With sophomore Rachel Murray nursing an arm injury, third base was one of the only positions up for grabs this season. Freshman Virginia Fritsch snagged it early with a big bat and strong arm. Halpenny is also expected to see some time at third.


Junior Lauren Stefanchik, the anchor of the outfield, returns to left field. She received first team all Ivy honors last year and is looking to make a similar impact this year.

“For myself, I’m just trying to get on base and get our offense solid,” Stefanchik says. “I want to stay solid in the outfield.”

It’s not just in the outfield where Stefanchik anchors this team. Last season, she led the Ivy League with the most bases stolen and Harvard with the longest hitting streak (14 games) and highest batting average (.389). As the leadoff hitter, she had an on-base percentage of .434.

Joining Stefanchik in the outfield is sophomore Kerry Flaherty, a centerfielder who moved over from right. In an off-season of change, Flaherty also switched to “slapping” from the left side of the plate instead of power hitting from the right side.

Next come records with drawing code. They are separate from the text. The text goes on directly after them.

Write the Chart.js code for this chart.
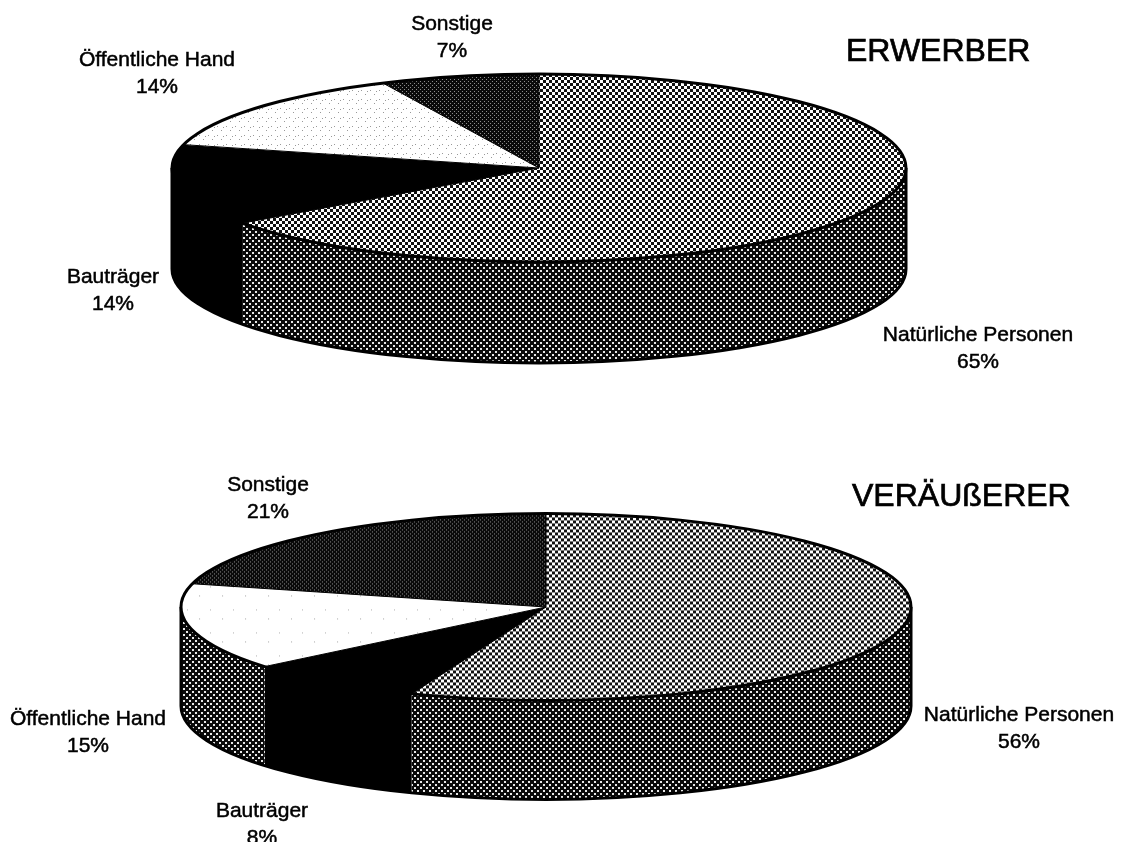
<!DOCTYPE html>
<html lang="de">
<head>
<meta charset="utf-8">
<title>Erwerber und Veräußerer</title>
<script src="https://cdn.jsdelivr.net/npm/chart.js@4/dist/chart.umd.js"></script>
<style>
  html, body { margin: 0; padding: 0; background: #fff; }
  #page { position: relative; width: 1121px; height: 842px; overflow: hidden; }
  canvas { position: absolute; left: 0; }
</style>
</head>
<body>
<div id="page">
  <canvas id="erwerber" width="1121" height="421" style="top:0"></canvas>
  <canvas id="veraeusserer" width="1121" height="421" style="top:421px"></canvas>
</div>
<script>
const categories = ['Natürliche Personen', 'Bauträger', 'Öffentliche Hand', 'Sonstige'];
const erwerberValues = [65, 14, 14, 7];
const veraeussererValues = [56, 8, 15, 21];

const TILT = 0.256;

// halftone tiles; yScale undoes the squash on the top faces
function tile(size, bg, fg, dots, yScale) {
  const c = document.createElement('canvas');
  c.width = c.height = size;
  const g = c.getContext('2d');
  g.fillStyle = bg;
  g.fillRect(0, 0, size, size);
  g.fillStyle = fg;
  dots.forEach(d => g.fillRect(d[0], d[1], d[2], d[2]));
  const p = g.createPattern(c, 'repeat');
  p.setTransform(new DOMMatrix().scale(1, yScale));
  return p;
}

const checker = tile(6, '#fff', '#111', [[0, 0, 3], [3, 3, 3]], 1 / TILT);
const darkDots = tile(4, '#0a0a0a', '#8c8c8c', [[0, 0, 1], [2, 2, 1]], 1 / TILT);
const fineSpeck = tile(9, '#fff', '#999', [[1, 1, 1], [5, 5, 1], [7, 2, 1]], 1 / TILT);
const thinSpeck = tile(23, '#fff', '#aaa', [[3, 4, 1], [15, 13, 1]], 1 / TILT);
const wallDots = tile(6, '#0a0a0a', '#e8e8e8', [[0, 0, 2], [3, 3, 2]], 1);

// side wall, top-face transform and outlines for the flat pie
const tiltedPie = {
  id: 'tiltedPie',
  beforeDatasetDraw(chart, args, opts) {
    const ctx = chart.ctx;
    const arcs = args.meta.data;
    const { x, y, outerRadius: rx } = arcs[0];
    const ry = rx * TILT;

    ctx.save();
    arcs.forEach((arc, i) => {
      const from = Math.max(arc.startAngle, 0);
      const to = Math.min(arc.endAngle, Math.PI);
      if (from >= to) return;
      ctx.beginPath();
      ctx.ellipse(x, y, rx, ry, 0, from, to);
      ctx.ellipse(x, y + opts.depth, rx, ry, 0, to, from, true);
      ctx.closePath();
      ctx.fillStyle = opts.walls[i];
      ctx.fill();
    });
    ctx.strokeStyle = '#000';
    ctx.lineWidth = 3;
    ctx.beginPath();
    ctx.ellipse(x, y + opts.depth, rx, ry, 0, 0, Math.PI);
    ctx.moveTo(x + rx, y);
    ctx.lineTo(x + rx, y + opts.depth);
    ctx.moveTo(x - rx, y);
    ctx.lineTo(x - rx, y + opts.depth);
    ctx.stroke();
    ctx.restore();

    ctx.save();
    ctx.translate(x, y);
    ctx.scale(1, TILT);
    ctx.translate(-x, -y);
  },
  afterDatasetDraw(chart, args) {
    const ctx = chart.ctx;
    ctx.restore();
    const arcs = args.meta.data;
    const { x, y, outerRadius: rx } = arcs[0];
    const ry = rx * TILT;

    ctx.save();
    ctx.strokeStyle = '#000';
    ctx.lineWidth = 1;
    arcs.forEach(arc => {
      ctx.beginPath();
      ctx.moveTo(x, y);
      ctx.lineTo(x + rx * Math.cos(arc.startAngle), y + ry * Math.sin(arc.startAngle));
      ctx.stroke();
    });
    ctx.lineWidth = 3;
    ctx.beginPath();
    ctx.ellipse(x, y, rx, ry, 0, 0, Math.PI * 2);
    ctx.stroke();
    ctx.restore();
  }
};

// slice captions and the heading
const captions = {
  id: 'captions',
  afterDraw(chart, args, opts) {
    const ctx = chart.ctx;
    const values = chart.data.datasets[0].data;
    const put = (text, px, py) => {
      ctx.fillText(text, px, py);
      ctx.strokeText(text, px, py);
    };
    ctx.save();
    ctx.fillStyle = '#000';
    ctx.strokeStyle = '#000';
    ctx.lineWidth = 0.5;
    ctx.textAlign = 'center';
    ctx.textBaseline = 'middle';
    ctx.font = '21px "Liberation Sans", Arial, sans-serif';
    chart.data.labels.forEach((name, i) => {
      const [px, py] = opts.spots[i];
      put(name, px, py);
      put(values[i] + '%', px, py + 27);
    });
    ctx.textAlign = 'left';
    ctx.lineWidth = 0.7;
    ctx.font = '32px "Liberation Sans", Arial, sans-serif';
    put(opts.heading, opts.headingAt[0], opts.headingAt[1]);
    ctx.restore();
  }
};

function drawPie(id, values, fills, walls, centerX, centerY, radius, depth, heading, headingAt, spots) {
  return new Chart(document.getElementById(id), {
    type: 'pie',
    data: {
      labels: categories,
      datasets: [{
        data: values,
        backgroundColor: fills,
        borderWidth: 0,
        radius: radius,
        clip: false
      }]
    },
    options: {
      responsive: false,
      animation: false,
      events: [],
      layout: {
        padding: { left: 0, top: 0, right: 1121 - centerX * 2, bottom: 421 - centerY * 2 }
      },
      plugins: {
        legend: { display: false },
        tooltip: { enabled: false },
        tiltedPie: { walls: walls, depth: depth },
        captions: { heading: heading, headingAt: headingAt, spots: spots }
      }
    },
    plugins: [tiltedPie, captions]
  });
}

drawPie('erwerber', erwerberValues,
  [checker, '#000', fineSpeck, darkDots],
  [wallDots, '#000', wallDots, '#000'],
  539, 168, 367, 101,
  'ERWERBER', [846, 52],
  [[978, 335], [113, 277], [157, 60], [452, 24]]);

drawPie('veraeusserer', veraeussererValues,
  [checker, '#000', thinSpeck, darkDots],
  [wallDots, '#000', wallDots, '#000'],
  546, 186, 365, 99,
  'VERÄUßERER', [852, 76],
  [[1019, 294], [262, 390], [88, 298], [268, 64]]);
</script>
</body>
</html>
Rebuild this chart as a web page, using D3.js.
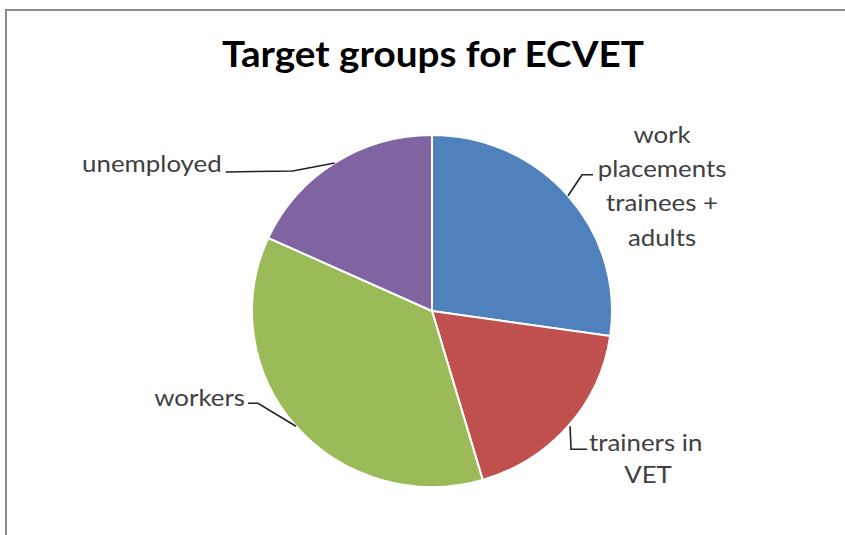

Returning to the Crimson is senior Monica Montijo, who is also changing things up with a move to right field from her old position of catcher.

“Originally, we were going to put her back behind the plate,” Allard says. “But we felt we needed someone really aggressive in right field, and we didn’t think her body could hold up with the catching.”

Sophomore Pilar Adams, freshman Susie Winkeller, Brown, and Kidder are also expected to make an impact from the outfield. Sophomore Cara Woodard is sidelined with a torn ACL but is hoping to make a late season return.

If this year’s team is going to improve from last year’s disappointment, the depth of the roster will play a major role in the campaign. With legitimate challengers at every position, the hunger of each player that will determine where this team ends up.